NOAA’s hurricane hunter aircraft carry a unique radar that measures wind in hurricanes where there is rain. Located in the tail of the aircraft and known as the Tail Doppler Radar, this instrument produces images that can provide detailed pictures scientists use to study storm structure and changes. Scientists can also piece together wind speed information gathered over the course of a flight to paint a complete picture of the wind speed in the regions of the storm where the aircraft flies.

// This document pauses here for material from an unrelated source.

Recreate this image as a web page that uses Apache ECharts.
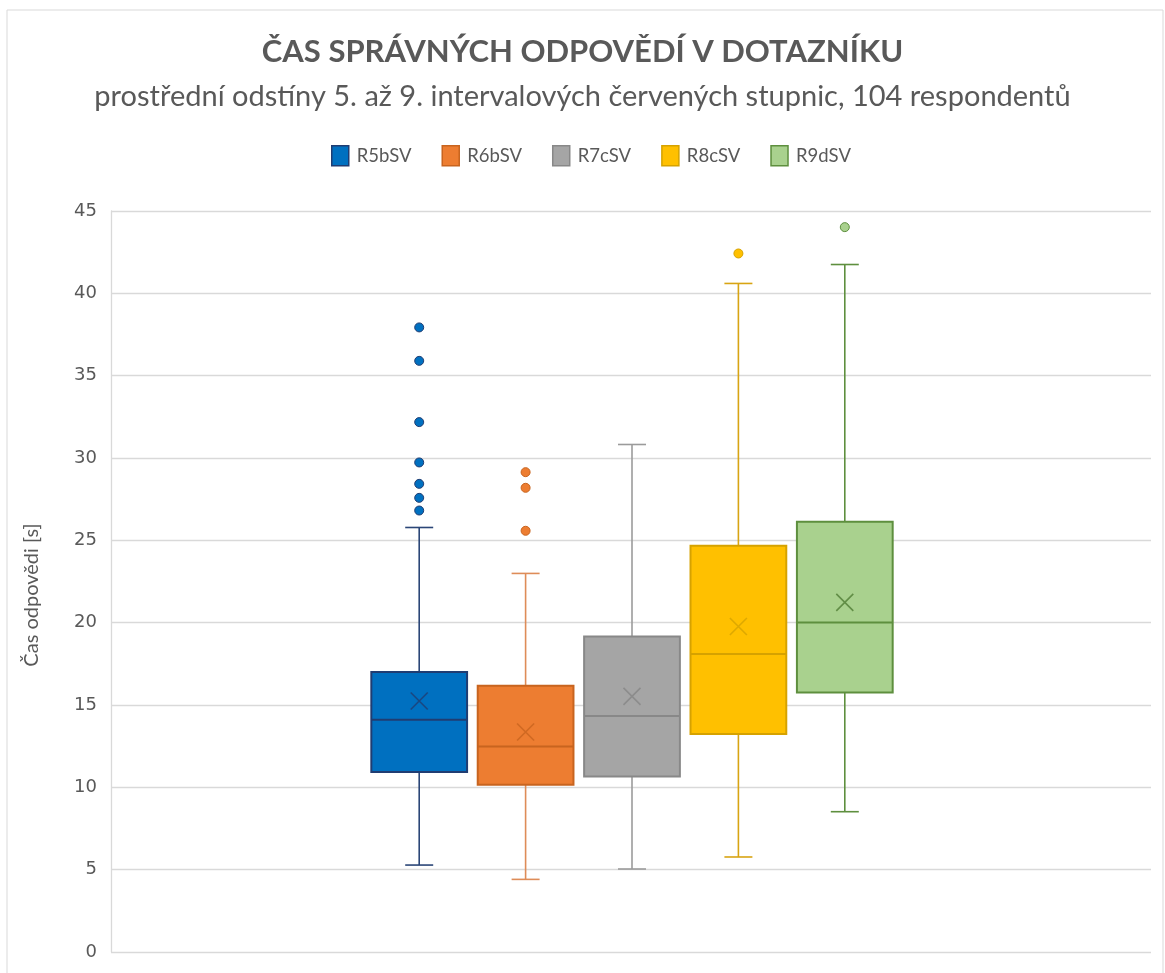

These colorful images can be used to identify where in the storm the strongest winds can be found, as well as the direction of the wind. The colorful background image correlates to the wind speed measured in knots (kt). Meteorologists use knots as a common measurement of wind speed. To convert knots to miles per hour, simply add 15% (like figuring a tip at a restaurant). Bright red orange represents an average wind speed of 100 kts, which is about 115 mph.

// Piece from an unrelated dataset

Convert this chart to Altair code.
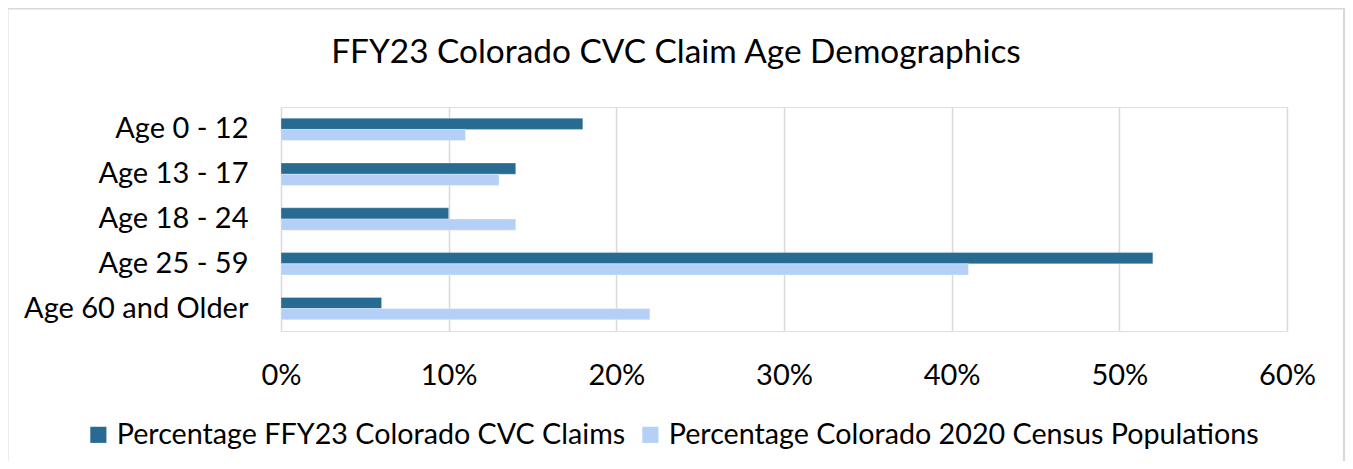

The wind barbs convey both the wind speed and the wind direction. If you consider the full barb to be an arrow, with the triangular flags and lines representing the feathers at the base of the arrow, the wind is flowing in the direction the arrow is pointing. Each flag represents 50 knots. Each full barb is 10 knots. Each half barb is 5 knots. (See image at right: credit: UCAR)
The images created represent the wind speed and direction measured from the Tail Doppler Radar along the flight track through a storm. As the aircraft pass back and forth through the eye from different approaches, they can eventually paint a picture of the winds over the course of a flight. The winds are estimated for two altitudes, flight level (typically 8,000 feet) and about 1,600 ft. These radar images can help identify where the strongest winds are in a storm, and how far they extend from the storm’s center, information that is helpful when forecasting the impacts of the typically weaker winds at the surface.